* _Problem description_:
Set down the material below word for word, excluding the pictures.

* _Data lines_:
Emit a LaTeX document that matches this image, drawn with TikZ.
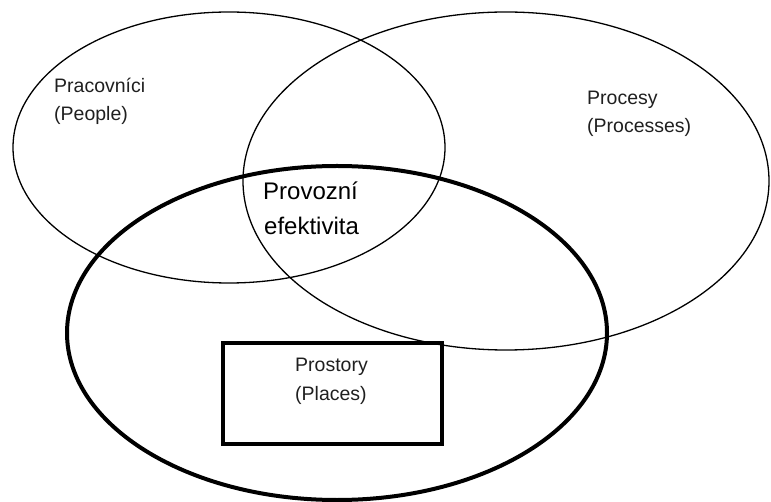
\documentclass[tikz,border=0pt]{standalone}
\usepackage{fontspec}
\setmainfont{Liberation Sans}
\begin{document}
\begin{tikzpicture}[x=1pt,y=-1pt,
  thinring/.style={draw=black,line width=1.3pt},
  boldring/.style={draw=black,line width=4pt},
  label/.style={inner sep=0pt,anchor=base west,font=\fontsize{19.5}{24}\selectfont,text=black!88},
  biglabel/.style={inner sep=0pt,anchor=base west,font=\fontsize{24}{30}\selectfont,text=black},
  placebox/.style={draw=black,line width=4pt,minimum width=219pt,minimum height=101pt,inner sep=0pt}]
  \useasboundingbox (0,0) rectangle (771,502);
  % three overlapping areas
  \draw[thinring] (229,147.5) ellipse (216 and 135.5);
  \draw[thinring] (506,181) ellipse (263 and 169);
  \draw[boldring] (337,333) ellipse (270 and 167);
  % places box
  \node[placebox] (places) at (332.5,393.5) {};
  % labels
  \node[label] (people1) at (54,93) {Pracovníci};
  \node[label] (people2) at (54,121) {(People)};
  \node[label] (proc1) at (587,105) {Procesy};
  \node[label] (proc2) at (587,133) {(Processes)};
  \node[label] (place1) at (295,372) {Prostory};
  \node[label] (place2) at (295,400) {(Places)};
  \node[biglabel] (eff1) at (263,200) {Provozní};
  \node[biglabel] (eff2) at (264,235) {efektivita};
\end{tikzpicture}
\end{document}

* _Output for this exercise_:
Emit a LaTeX document that matches this image, drawn with TikZ.
\documentclass[tikz,border=0pt]{standalone}
\usepackage{fontspec}
\setmainfont{Liberation Sans}
\begin{document}
\begin{tikzpicture}[x=1pt,y=-1pt,
  thinring/.style={draw=black,line width=1.3pt},
  boldring/.style={draw=black,line width=4pt},
  label/.style={inner sep=0pt,anchor=base west,font=\fontsize{19.5}{24}\selectfont,text=black!88},
  biglabel/.style={inner sep=0pt,anchor=base west,font=\fontsize{24}{30}\selectfont,text=black},
  placebox/.style={draw=black,line width=4pt,minimum width=219pt,minimum height=101pt,inner sep=0pt}]
  \useasboundingbox (0,0) rectangle (771,502);
  % three overlapping areas
  \draw[thinring] (229,147.5) ellipse (216 and 135.5);
  \draw[thinring] (506,181) ellipse (263 and 169);
  \draw[boldring] (337,333) ellipse (270 and 167);
  % places box
  \node[placebox] (places) at (332.5,393.5) {};
  % labels
  \node[label] (people1) at (54,93) {Pracovníci};
  \node[label] (people2) at (54,121) {(People)};
  \node[label] (proc1) at (587,105) {Procesy};
  \node[label] (proc2) at (587,133) {(Processes)};
  \node[label] (place1) at (295,372) {Prostory};
  \node[label] (place2) at (295,400) {(Places)};
  \node[biglabel] (eff1) at (263,200) {Provozní};
  \node[biglabel] (eff2) at (264,235) {efektivita};
\end{tikzpicture}
\end{document}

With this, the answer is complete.